(begin)

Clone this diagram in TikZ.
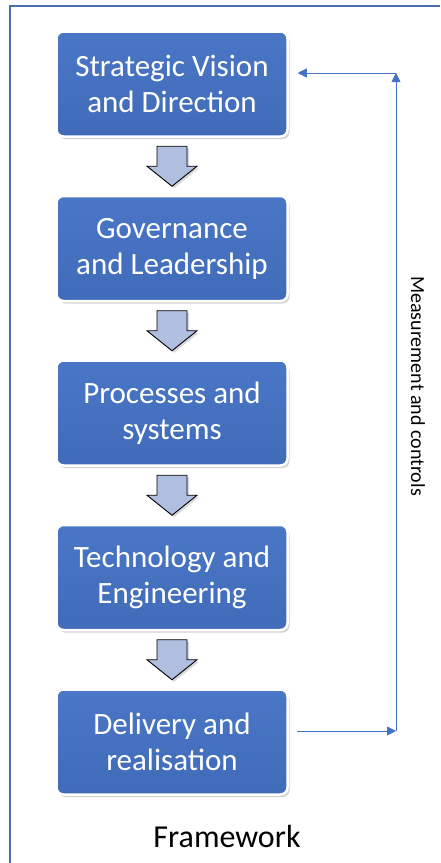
\documentclass[tikz,border=0pt]{standalone}
\usepackage{fontspec}
\setmainfont{Carlito}
\usetikzlibrary{positioning,calc,shadows,arrows.meta}

\definecolor{boxblue}{HTML}{4472C4}
\definecolor{framblue}{HTML}{4A6FAE}
\definecolor{stepblue}{HTML}{B0BEE0}

\tikzset{
  stage/.style={rectangle, rounded corners=7pt, minimum width=231pt, minimum height=105pt,
    top color=boxblue!97!white, bottom color=boxblue!94!black, draw=white, line width=2.5pt,
    text=white, align=center, font=\fontsize{31}{36}\selectfont,
    drop shadow={opacity=0.35, shadow xshift=2pt, shadow yshift=-2.5pt}},
  bigarrow/.style={draw=black, fill=stepblue, line width=0.9pt, line join=miter,
    drop shadow={opacity=0.3, shadow xshift=2pt, shadow yshift=-2pt}},
  conn/.style={draw=boxblue, line width=0.8pt, -{Triangle[length=9pt,width=9pt]}}
}

\begin{document}
\begin{tikzpicture}[x=1pt,y=1pt]
  \useasboundingbox (0,0) rectangle (440,-863);
  \fill[white] (0,0) rectangle (440,-863);
  % outer frame
  \draw[framblue, line width=2pt] (9.5,-863) -- (9.5,-5.5) -- (440,-5.5);

  % the five stages
  \node[stage] (vision) at (172,-84) {Strategic Vision\\and Direction};
  \node[stage, below=57pt of vision] (gov) {Governance\\and Leadership};
  \node[stage, below=57pt of gov] (proc) {Processes and\\systems};
  \node[stage, below=57pt of proc] (tech) {Technology and\\Engineering};
  \node[stage, below=57pt of tech] (deliv) {Delivery and\\realisation};

  % arrows between stages
  \foreach \up/\down [count=\i] in {vision/gov, gov/proc, proc/tech, tech/deliv} {
    \coordinate (mid\i) at ($(\up.south)!0.5!(\down.north)$);
    \draw[bigarrow] ($(mid\i)+(-15,20)$) -- ++(30,0) -- ++(0,-20) -- ++(10,0)
      -- ++(-25,-20) -- ++(-25,20) -- ++(10,0) -- cycle;
  }

  % feedback loop
  \coordinate (lowturn) at (396,-731);
  \coordinate (topturn) at (396,-73);
  \draw[conn, shorten <=8pt] (deliv.east |- lowturn) -- (lowturn);
  \draw[conn] (lowturn) -- (topturn);
  \draw[conn, shorten >=9pt] (topturn) -- (topturn -| vision.east);

  \node[rotate=-90, font=\fontsize{20}{24}\selectfont] (meas) at (418,-386) {Measurement and controls};
  \node[font=\fontsize{32}{38}\selectfont] (frame) at (227,-836) {Framework};
\end{tikzpicture}
\end{document}
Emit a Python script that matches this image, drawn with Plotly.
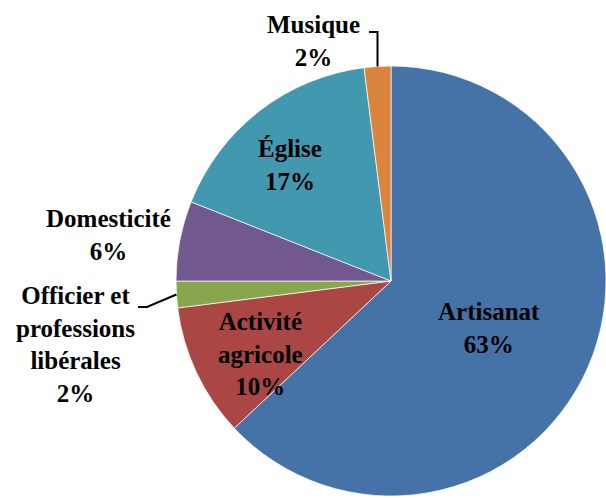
import numpy as np
import plotly.graph_objects as go

# Répartition des professions (en %), dans l'ordre horaire depuis midi
categories = ["Artisanat", "Activité agricole", "Officier et professions libérales",
              "Domesticité", "Église", "Musique"]
values = [63, 10, 2, 6, 17, 2]
label_lines = [["Artisanat"], ["Activité", "agricole"], ["Officier et", "professions", "libérales"],
               ["Domesticité"], ["Église"], ["Musique"]]
colors = ["#4572A7", "#AA4643", "#89A54E", "#71588F", "#4198AF", "#DB843D"]

W, H = 606, 498
CX, CY, R = 391, 281, 215          # centre et rayon du camembert (pixels)

# position des étiquettes (centre du bloc de texte, pixels)
label_pos = [(489, 328), (260, 354), (75, 344), (108, 235), (290, 165), (313, 41)]

FONT = dict(family="Liberation Serif", size=25, color="black", weight="bold")


def px_to_paper(x, y):
    return x / W, 1 - y / H


fig = go.Figure(go.Pie(
    labels=categories,
    values=values,
    sort=False,
    direction="clockwise",
    rotation=0,
    marker=dict(colors=colors, line=dict(color="rgba(255,255,255,0.7)", width=1)),
    textinfo="none",
    hoverinfo="label+percent",
    showlegend=False,
    domain=dict(x=[(CX - R) / W, min(1.0, (CX + R) / W)],
                y=[max(0.0, 1 - (CY + R) / H), 1 - (CY - R) / H]),
))

total = sum(values)
cum = np.cumsum([0] + values)

annotations = []
for lines, v, (lx, ly) in zip(label_lines, values, label_pos):
    pct = round(100 * v / total)
    text = "<br>".join(lines + [f"{pct}%"])
    ax, ay = px_to_paper(lx, ly)
    annotations.append(dict(x=ax, y=ay, xref="paper", yref="paper", text=text,
                            showarrow=False, xanchor="center", yanchor="middle",
                            font=FONT, align="center"))


def edge_point(i):
    """Point on the pie's rim at the middle of slice i (pixels)."""
    ang = np.deg2rad(360 * (cum[i] + values[i] / 2) / total)
    return CX + R * np.sin(ang), CY - R * np.cos(ang)


def leader_path(pts):
    coords = [px_to_paper(x, y) for x, y in pts]
    return "M " + " L ".join(f"{x},{y}" for x, y in coords)


shapes = []
# ligne de rappel « Musique »
ex, ey = edge_point(5)
shapes.append(dict(type="path", path=leader_path([(369, 32), (ex, 32), (ex, ey)]),
                   xref="paper", yref="paper", line=dict(color="black", width=2)))
# ligne de rappel « Officier et professions libérales »
ex, ey = edge_point(2)
shapes.append(dict(type="path", path=leader_path([(138, 307), (147, 307), (ex, ey)]),
                   xref="paper", yref="paper", line=dict(color="black", width=2)))

fig.update_layout(
    width=W, height=H,
    margin=dict(l=0, r=0, t=0, b=0),
    paper_bgcolor="white",
    plot_bgcolor="white",
    annotations=annotations,
    shapes=shapes,
)

fig.write_html("out.html")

(end)

Give again, word for word, every line from the top of the data above to the line holding "below=57pt of tech]", inclusive, with the pictures left out.

» **RESULT**:
Clone this diagram in TikZ.
\documentclass[tikz,border=0pt]{standalone}
\usepackage{fontspec}
\setmainfont{Carlito}
\usetikzlibrary{positioning,calc,shadows,arrows.meta}

\definecolor{boxblue}{HTML}{4472C4}
\definecolor{framblue}{HTML}{4A6FAE}
\definecolor{stepblue}{HTML}{B0BEE0}

\tikzset{
  stage/.style={rectangle, rounded corners=7pt, minimum width=231pt, minimum height=105pt,
    top color=boxblue!97!white, bottom color=boxblue!94!black, draw=white, line width=2.5pt,
    text=white, align=center, font=\fontsize{31}{36}\selectfont,
    drop shadow={opacity=0.35, shadow xshift=2pt, shadow yshift=-2.5pt}},
  bigarrow/.style={draw=black, fill=stepblue, line width=0.9pt, line join=miter,
    drop shadow={opacity=0.3, shadow xshift=2pt, shadow yshift=-2pt}},
  conn/.style={draw=boxblue, line width=0.8pt, -{Triangle[length=9pt,width=9pt]}}
}

\begin{document}
\begin{tikzpicture}[x=1pt,y=1pt]
  \useasboundingbox (0,0) rectangle (440,-863);
  \fill[white] (0,0) rectangle (440,-863);
  % outer frame
  \draw[framblue, line width=2pt] (9.5,-863) -- (9.5,-5.5) -- (440,-5.5);

  % the five stages
  \node[stage] (vision) at (172,-84) {Strategic Vision\\and Direction};
  \node[stage, below=57pt of vision] (gov) {Governance\\and Leadership};
  \node[stage, below=57pt of gov] (proc) {Processes and\\systems};
  \node[stage, below=57pt of proc] (tech) {Technology and\\Engineering};
  \node[stage, below=57pt of tech] (deliv) {Delivery and\\realisation};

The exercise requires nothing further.